Também fiquei emocionada com o que li.Então esse é o banco onde Antero se suicidou?
O que a vida nos faz! Como pôde esse homem tão revolucionário e ardente nos anos de ouro da sua juventude ter-se rendido à descrença,à desistência,ao desespero total? Adoro a poesia dele e há poemas que ficam para a vida inteira. O Palácio da Ventura, À Virgem Santíssima, Na mão de Deus,Solemnia Verba são pedaços de lirismo que fixei desde muito nova.

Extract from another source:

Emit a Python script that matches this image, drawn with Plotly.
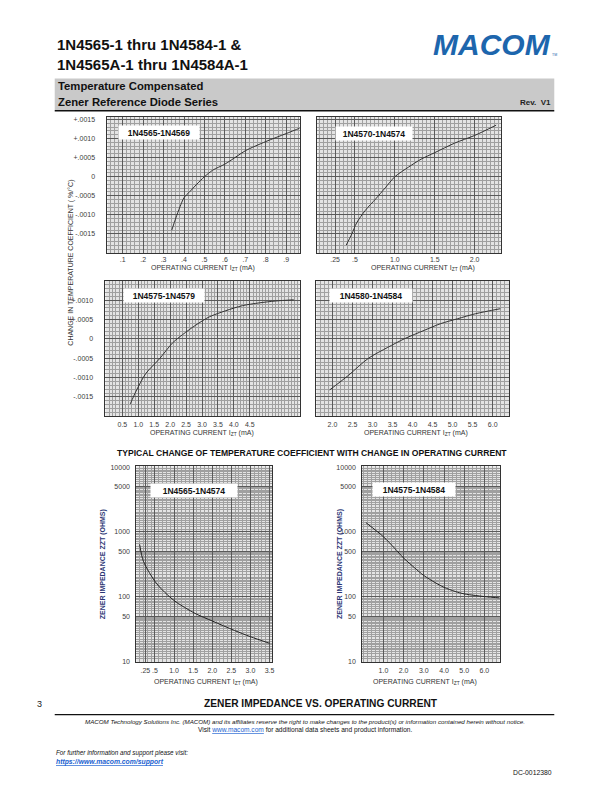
import plotly.graph_objects as go

# ---------------- data ----------------
tc1_current = [0.34, 0.36, 0.38, 0.40, 0.43, 0.46, 0.50, 0.54, 0.60, 0.66, 0.70, 0.80, 0.90, 0.975]
tc1_change = [-0.00140, -0.00108, -0.00079, -0.00055, -0.00038, -0.00021, 0.0, 0.00017,
              0.00033, 0.00054, 0.00068, 0.00092, 0.00113, 0.00129]

tc2_current = [0.39, 0.46, 0.52, 0.63, 0.76, 0.88, 1.0, 1.17, 1.33, 1.5, 1.75, 2.0, 2.27]
tc2_change = [-0.00179, -0.00150, -0.00121, -0.00088, -0.00058, -0.00029, 0.0, 0.00025,
              0.00046, 0.00063, 0.00088, 0.00108, 0.00135]

tc3_current = [0.75, 0.93, 1.24, 1.66, 2.08, 2.39, 2.81, 3.23, 3.75, 4.27, 4.79, 5.31, 5.88]
tc3_change = [-0.00168, -0.00135, -0.00089, -0.00052, -0.00010, 0.00011, 0.00036, 0.00057,
              0.00073, 0.00086, 0.00093, 0.00098, 0.00101]

tc4_current = [1.93, 2.39, 2.90, 3.38, 3.79, 4.29, 4.69, 5.12, 5.57, 6.19]
tc4_change = [-0.00132, -0.00095, -0.00050, -0.00022, 0.0, 0.00022, 0.00039, 0.00052, 0.00065, 0.00078]

zz1_current = [0.10, 0.20, 0.55, 1.0, 1.55, 2.0, 2.58, 3.0, 3.5]
zz1_ohms = [640, 350, 157, 87, 55, 42, 30, 24, 19]

zz2_current = [0.13, 1.0, 1.55, 2.0, 2.55, 3.0, 3.55, 4.0, 4.55, 5.0, 5.55, 6.0, 6.83]
zz2_ohms = [1390, 840, 560, 394, 277, 212, 165, 139, 120, 110, 104, 100, 95]

tc_tick_vals = [0.0015, 0.0010, 0.0005, 0.0, -0.0005, -0.0010, -0.0015]
tc_tick_text = ["+.0015", "+.0010", "+.0005", "0", "-.0005", "-.0010", "-.0015"]

x1_vals = [0.1, 0.2, 0.3, 0.4, 0.5, 0.6, 0.7, 0.8, 0.9]
x1_text = [".1", ".2", ".3", ".4", ".5", ".6", ".7", ".8", ".9"]
x2_vals = [0.25, 0.5, 1.0, 1.5, 2.0]
x2_text = [".25", ".5", "1.0", "1.5", "2.0"]
x3_vals = [0.5, 1.0, 1.5, 2.0, 2.5, 3.0, 3.5, 4.0, 4.5]
x3_text = ["0.5", "1.0", "1.5", "2.0", "2.5", "3.0", "3.5", "4.0", "4.5"]
x4_vals = [2.0, 2.5, 3.0, 3.5, 4.0, 4.5, 5.0, 5.5, 6.0]
x4_text = ["2.0", "2.5", "3.0", "3.5", "4.0", "4.5", "5.0", "5.5", "6.0"]
x5_vals = [0.25, 0.5, 1.0, 1.5, 2.0, 2.5, 3.0, 3.5]
x5_text = [".25", ".5", "1.0", "1.5", "2.0", "2.5", "3.0", "3.5"]
x6_vals = [1.0, 2.0, 3.0, 4.0, 5.0, 6.0]
x6_text = ["1.0", "2.0", "3.0", "4.0", "5.0", "6.0"]
zz_tick_vals = [10, 50, 100, 500, 1000, 5000, 10000]
zz_tick_text = ["10", "50", "100", "500", "1000", "5000", "10000"]

labels = ["1N4565-1N4569", "1N4570-1N4574", "1N4575-1N4579", "1N4580-1N4584",
          "1N4565-1N4574", "1N4575-1N4584"]

# ---------------- page geometry helpers ----------------
W, H = 612, 792


def fx(p):
    return p / W


def fy(p):
    return 1 - p / H


FONT = "Liberation Sans, Arial, sans-serif"
MAJ = "#5a5a5a"
MIN = "#a0a0a0"
FRAME = "#333333"
TICKF = dict(family=FONT, size=7, color="#3c3c3c")

# (left, right, top, bottom) in pixels
boxes = [
    (108, 301, 115, 252),
    (319, 503, 115, 252),
    (106, 301, 280, 416),
    (318, 512, 280, 416),
    (137, 273, 467, 664),
    (364, 502, 467, 664),
]


def base_axis(box_dom):
    return dict(domain=box_dom, showline=True, mirror=True, linecolor=FRAME, linewidth=1,
                zeroline=False, ticks="", showgrid=True, gridcolor=MAJ, gridwidth=0.8,
                tickfont=TICKF, fixedrange=True, tickangle=0)


fig = go.Figure()

series = [
    (tc1_current, tc1_change), (tc2_current, tc2_change),
    (tc3_current, tc3_change), (tc4_current, tc4_change),
    (zz1_current, zz1_ohms), (zz2_current, zz2_ohms),
]
for i, (xs, ys) in enumerate(series):
    sfx = "" if i == 0 else str(i + 1)
    fig.add_trace(go.Scatter(
        x=xs, y=ys, mode="lines", line=dict(color="#222222" if i >= 4 else "#333333",
                                             width=1.0, shape="spline", smoothing=0.8),
        xaxis="x" + sfx, yaxis="y" + sfx, showlegend=False, hoverinfo="skip"))

x_ranges = [(0.0255, 0.965), (0.029, 2.325), (-0.03, 6.06), (1.60, 6.42), (0.013, 3.555), (-0.05, 6.75)]
x_ticks = [(x1_vals, x1_text), (x2_vals, x2_text), (x3_vals, x3_text), (x4_vals, x4_text),
           (x5_vals, x5_text), (x6_vals, x6_text)]
x_minor = [0.02, 0.05, 0.1, 0.1, 0.1, 0.2]
x_standoff = [0, 0, 2, 2, 2, 2]
y_ranges = [(-0.002, 0.00156), (-0.002, 0.00156), (-0.00199, 0.0015), (-0.00199, 0.0015)]

# dense log-paper grid positions (styling only)
log_minor = []
for dec in (10, 100, 1000):
    m = 1.0
    while m < 10 - 1e-9:
        log_minor.append(round(m * dec, 6))
        m += 0.1 if m < 2 - 1e-9 else (0.2 if m < 5 - 1e-9 else 0.5)

layout_axes = {}
for i in range(6):
    l, r, t, b = boxes[i]
    sfx = "" if i == 0 else str(i + 1)
    xa = base_axis([fx(l), fx(r)])
    xa.update(range=list(x_ranges[i]), tickmode="array", tickvals=x_ticks[i][0],
              ticktext=x_ticks[i][1], ticklabelstandoff=x_standoff[i],
              anchor="y" + sfx,
              minor=dict(dtick=x_minor[i], tick0=0, showgrid=True, gridcolor=MIN, gridwidth=0.5))
    ya = base_axis([fy(b), fy(t)])
    ya.update(anchor="x" + sfx)
    if i < 4:
        vals = tc_tick_vals if i != 2 else tc_tick_vals[1:]
        text = tc_tick_text if i != 2 else tc_tick_text[1:]
        ya.update(range=list(y_ranges[i]), tickmode="array", tickvals=vals, ticktext=text,
                  showticklabels=(i in (0, 2)), ticklabelstandoff=10,
                  minor=dict(dtick=0.0001, tick0=0, showgrid=True, gridcolor=MIN, gridwidth=0.5))
    else:
        ya.update(type="log", range=[0.99, 4.01], tickmode="array", tickvals=zz_tick_vals,
                  ticktext=zz_tick_text, ticklabelstandoff=4,
                  minor=dict(tickmode="array", tickvals=log_minor, showgrid=True,
                             gridcolor=MIN, gridwidth=0.5))
    layout_axes["xaxis" + sfx] = xa
    layout_axes["yaxis" + sfx] = ya

ann = []


def text(x, y, s, size=7, color="#222", family=FONT, xanchor="center", yanchor="middle",
         angle=0, **kw):
    d = dict(x=fx(x), y=fy(y), xref="paper", yref="paper", text=s, showarrow=False,
             font=dict(family=family, size=size, color=color), xanchor=xanchor,
             yanchor=yanchor, textangle=angle)
    d.update(kw)
    ann.append(d)


# chart labels in white boxes
label_pos = [(160, 130, 80), (376, 131, 76), (165, 295, 80), (373, 295, 82),
             (195, 491, 86), (416, 490, 82)]
for (cx, cy, w), s in zip(label_pos, labels):
    text(cx, cy, "<b>" + s + "</b>", size=8.5, color="#111", bgcolor="white",
         width=w, height=13, borderpad=0)

# x axis titles
xt = "OPERATING CURRENT I<sub>ZT</sub> (mA)"
for (cx, cy) in [(204, 267), (425, 267), (203, 433), (418, 433), (207, 684), (427, 684)]:
    text(cx, cy, xt, size=7, color="#333")

# y axis titles
text(71, 262, "CHANGE IN TEMPERATURE COEFFICIENT ( %/°C)", size=7, color="#333", angle=-90)
text(103, 565, "<b>ZENER IMPEDANCE ZZT (OHMS)</b>", size=7, color="#2b3574", angle=-90)
text(341, 565, "<b>ZENER IMPEDANCE ZZT (OHMS)</b>", size=7, color="#2b3574", angle=-90)

# section captions
text(314, 453, "<b>TYPICAL CHANGE OF TEMPERATURE COEFFICIENT WITH CHANGE IN OPERATING CURRENT</b>",
     size=8.6, color="#111")
text(323, 706, "<b>ZENER IMPEDANCE VS. OPERATING CURRENT</b>", size=10.2, color="#111")
text(40, 706, "3", size=9, color="#222")

# header
text(55, 42, "<b>1N4565-1 thru 1N4584-1 &</b>", size=15, color="#111", xanchor="left")
text(55, 62, "<b>1N4565A-1 thru 1N4584A-1</b>", size=15, color="#111", xanchor="left")
text(494, 42, "<b><i>MACOM</i></b>", size=30, color="#1d66ad")
text(553, 52, "TM", size=3.5, color="#1d66ad", xanchor="left")
text(56, 84, "<b>Temperature Compensated</b>", size=11.3, color="#111", xanchor="left")
text(56, 100, "<b>Zener Reference Diode Series</b>", size=11.3, color="#111", xanchor="left")
text(556, 100, "<b>Rev.  V1</b>", size=8, color="#222", xanchor="right")

# footer
text(306, 724, "<i>MACOM Technology Solutions Inc. (MACOM) and its affiliates reserve the right to make "
     "changes to the product(s) or information contained herein without notice.</i>",
     size=6.2, color="#111")
text(306, 733, "Visit <span style='color:#1a5fd0'><u>www.macom.com</u></span> for additional data sheets "
     "and product information.", size=6.6, color="#111")
text(54, 756, "<i>For further information and support please visit:</i>", size=6.3, color="#111",
     xanchor="left")
text(54, 765, "<b><i><u>https://www.macom.com/support</u></i></b>", size=6.8, color="#1a5fd0",
     xanchor="left")
text(557, 775, "DC-0012380", size=6.8, color="#111", xanchor="right")

shapes = [
    dict(type="rect", xref="paper", yref="paper", x0=fx(55), x1=fx(557), y0=fy(108), y1=fy(76),
         fillcolor="#c9c9c9", line=dict(width=0), layer="below"),
    dict(type="line", xref="paper", yref="paper", x0=fx(55), x1=fx(557), y0=fy(108.5), y1=fy(108.5),
         line=dict(color="#111", width=1.5)),
    dict(type="line", xref="paper", yref="paper", x0=fx(55), x1=fx(557), y0=fy(717), y1=fy(717),
         line=dict(color="#111", width=1.2)),
]

fig.update_layout(
    width=W, height=H, autosize=False,
    margin=dict(l=0, r=0, t=0, b=0),
    paper_bgcolor="white", plot_bgcolor="#e4e4e4",
    showlegend=False,
    annotations=ann, shapes=shapes,
    **layout_axes,
)

fig.write_html("out.html", config={"displayModeBar": False},
               post_script="document.body.style.margin='0px';")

As refexões do Daniel,encaixilhadas nessas interrogações retóricas servem bem de moldura à certeza de que "Morreremos amanhã".
Que pena!
E há tanto mar e tanto deixar...

Elisabete disse...

A fotografia do banco está horrível. Já é antiga. Agora não consegui fotografá-lo porque, das vezes que lá fui, estava sempre coberto da "tralha" usada para fazer as decorações para a festa do Senhor Santo Cristo.
O Antero é uma das minhas paixões. E não só como poeta. A nível político e filosófico está muito perto de mim, ou eu dele.
Sabe? Até acho que o seu suicídio foi um acto de coerência. Mas isso... levar-nos-ia a longas discussões. Amo-o e isso basta, não acha?